* [Directions for this task]
Reproduce the listing below exactly, beginning with its first line and ending with the line that holds "(title) at (360,58)"; pictures are not part of the copy.

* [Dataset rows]
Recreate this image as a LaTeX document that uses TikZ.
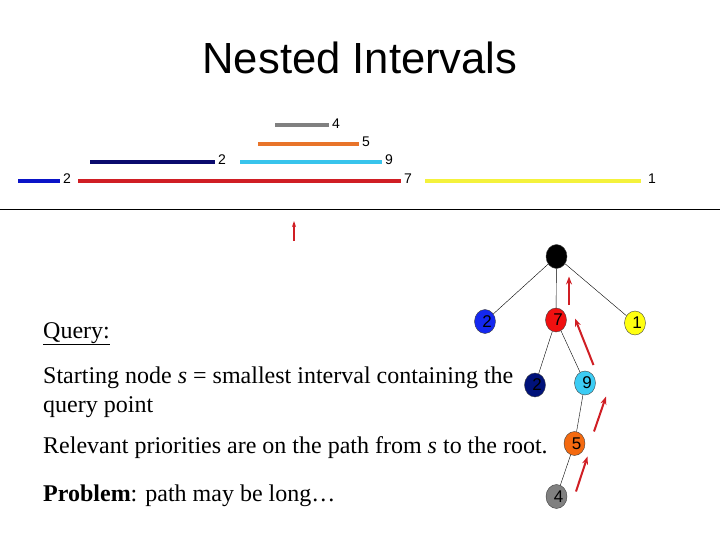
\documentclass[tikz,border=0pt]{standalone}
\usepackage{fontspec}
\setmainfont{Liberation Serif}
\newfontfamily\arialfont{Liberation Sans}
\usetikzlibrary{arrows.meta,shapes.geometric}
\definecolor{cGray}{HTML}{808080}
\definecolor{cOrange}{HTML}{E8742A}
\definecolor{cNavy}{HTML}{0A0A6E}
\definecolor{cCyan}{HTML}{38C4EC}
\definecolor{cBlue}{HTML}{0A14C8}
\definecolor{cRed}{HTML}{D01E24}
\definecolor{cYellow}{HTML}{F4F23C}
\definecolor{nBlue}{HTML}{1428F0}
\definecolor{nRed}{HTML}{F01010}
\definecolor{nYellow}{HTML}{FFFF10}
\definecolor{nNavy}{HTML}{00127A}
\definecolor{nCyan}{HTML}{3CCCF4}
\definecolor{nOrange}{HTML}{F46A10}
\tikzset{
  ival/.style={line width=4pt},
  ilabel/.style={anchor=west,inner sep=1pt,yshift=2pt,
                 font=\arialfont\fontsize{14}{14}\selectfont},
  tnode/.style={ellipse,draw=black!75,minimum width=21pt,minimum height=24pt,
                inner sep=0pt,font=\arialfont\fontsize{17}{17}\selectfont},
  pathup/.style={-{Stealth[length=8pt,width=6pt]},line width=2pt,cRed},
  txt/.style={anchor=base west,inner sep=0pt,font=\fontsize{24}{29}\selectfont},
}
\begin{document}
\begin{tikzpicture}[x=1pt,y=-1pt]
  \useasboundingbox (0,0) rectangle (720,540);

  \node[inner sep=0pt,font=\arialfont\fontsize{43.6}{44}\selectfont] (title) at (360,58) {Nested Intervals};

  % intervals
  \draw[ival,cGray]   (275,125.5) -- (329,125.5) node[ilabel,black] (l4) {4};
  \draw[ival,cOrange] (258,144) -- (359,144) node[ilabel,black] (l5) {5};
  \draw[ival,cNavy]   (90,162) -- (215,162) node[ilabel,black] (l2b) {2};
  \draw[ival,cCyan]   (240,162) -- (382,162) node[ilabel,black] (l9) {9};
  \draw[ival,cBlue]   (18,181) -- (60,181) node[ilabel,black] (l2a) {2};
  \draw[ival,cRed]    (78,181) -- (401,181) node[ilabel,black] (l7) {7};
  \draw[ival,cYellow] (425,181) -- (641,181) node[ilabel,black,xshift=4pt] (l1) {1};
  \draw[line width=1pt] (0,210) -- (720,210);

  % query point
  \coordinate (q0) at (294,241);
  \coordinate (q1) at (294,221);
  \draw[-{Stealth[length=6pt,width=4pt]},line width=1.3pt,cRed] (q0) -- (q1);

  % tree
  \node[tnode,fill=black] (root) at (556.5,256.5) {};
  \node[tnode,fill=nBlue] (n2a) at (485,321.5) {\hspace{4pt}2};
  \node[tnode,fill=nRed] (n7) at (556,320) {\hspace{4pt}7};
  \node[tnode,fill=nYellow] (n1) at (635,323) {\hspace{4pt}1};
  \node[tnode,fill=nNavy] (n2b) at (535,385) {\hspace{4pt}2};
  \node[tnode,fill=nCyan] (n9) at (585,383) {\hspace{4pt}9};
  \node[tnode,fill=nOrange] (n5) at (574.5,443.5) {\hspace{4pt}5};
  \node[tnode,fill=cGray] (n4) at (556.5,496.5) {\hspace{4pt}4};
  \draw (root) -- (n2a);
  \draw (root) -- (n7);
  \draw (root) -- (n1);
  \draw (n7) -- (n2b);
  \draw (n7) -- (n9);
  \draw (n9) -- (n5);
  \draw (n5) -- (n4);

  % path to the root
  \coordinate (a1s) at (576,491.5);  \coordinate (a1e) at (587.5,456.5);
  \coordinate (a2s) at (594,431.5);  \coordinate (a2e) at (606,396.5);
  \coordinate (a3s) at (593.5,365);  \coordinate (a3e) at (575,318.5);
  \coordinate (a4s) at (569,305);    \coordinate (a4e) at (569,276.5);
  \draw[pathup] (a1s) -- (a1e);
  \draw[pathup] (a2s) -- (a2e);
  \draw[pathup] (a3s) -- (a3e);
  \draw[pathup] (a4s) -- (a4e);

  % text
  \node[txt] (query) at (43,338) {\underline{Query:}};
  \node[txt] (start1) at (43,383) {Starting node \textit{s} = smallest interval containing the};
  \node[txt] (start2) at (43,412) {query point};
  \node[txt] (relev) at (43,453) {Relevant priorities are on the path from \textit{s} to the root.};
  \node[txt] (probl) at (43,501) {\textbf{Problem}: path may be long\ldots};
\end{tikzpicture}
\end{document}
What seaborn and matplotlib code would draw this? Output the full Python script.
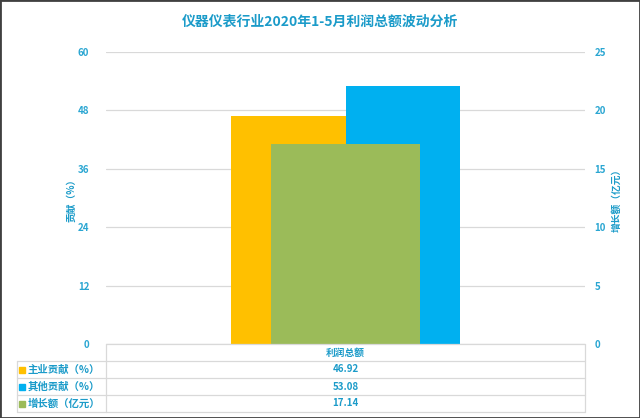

* [Finished answer]
Recreate this image as a LaTeX document that uses TikZ.
\documentclass[tikz,border=0pt]{standalone}
\usepackage{fontspec}
\setmainfont{Liberation Serif}
\newfontfamily\arialfont{Liberation Sans}
\usetikzlibrary{arrows.meta,shapes.geometric}
\definecolor{cGray}{HTML}{808080}
\definecolor{cOrange}{HTML}{E8742A}
\definecolor{cNavy}{HTML}{0A0A6E}
\definecolor{cCyan}{HTML}{38C4EC}
\definecolor{cBlue}{HTML}{0A14C8}
\definecolor{cRed}{HTML}{D01E24}
\definecolor{cYellow}{HTML}{F4F23C}
\definecolor{nBlue}{HTML}{1428F0}
\definecolor{nRed}{HTML}{F01010}
\definecolor{nYellow}{HTML}{FFFF10}
\definecolor{nNavy}{HTML}{00127A}
\definecolor{nCyan}{HTML}{3CCCF4}
\definecolor{nOrange}{HTML}{F46A10}
\tikzset{
  ival/.style={line width=4pt},
  ilabel/.style={anchor=west,inner sep=1pt,yshift=2pt,
                 font=\arialfont\fontsize{14}{14}\selectfont},
  tnode/.style={ellipse,draw=black!75,minimum width=21pt,minimum height=24pt,
                inner sep=0pt,font=\arialfont\fontsize{17}{17}\selectfont},
  pathup/.style={-{Stealth[length=8pt,width=6pt]},line width=2pt,cRed},
  txt/.style={anchor=base west,inner sep=0pt,font=\fontsize{24}{29}\selectfont},
}
\begin{document}
\begin{tikzpicture}[x=1pt,y=-1pt]
  \useasboundingbox (0,0) rectangle (720,540);

  \node[inner sep=0pt,font=\arialfont\fontsize{43.6}{44}\selectfont] (title) at (360,58) {Nested Intervals};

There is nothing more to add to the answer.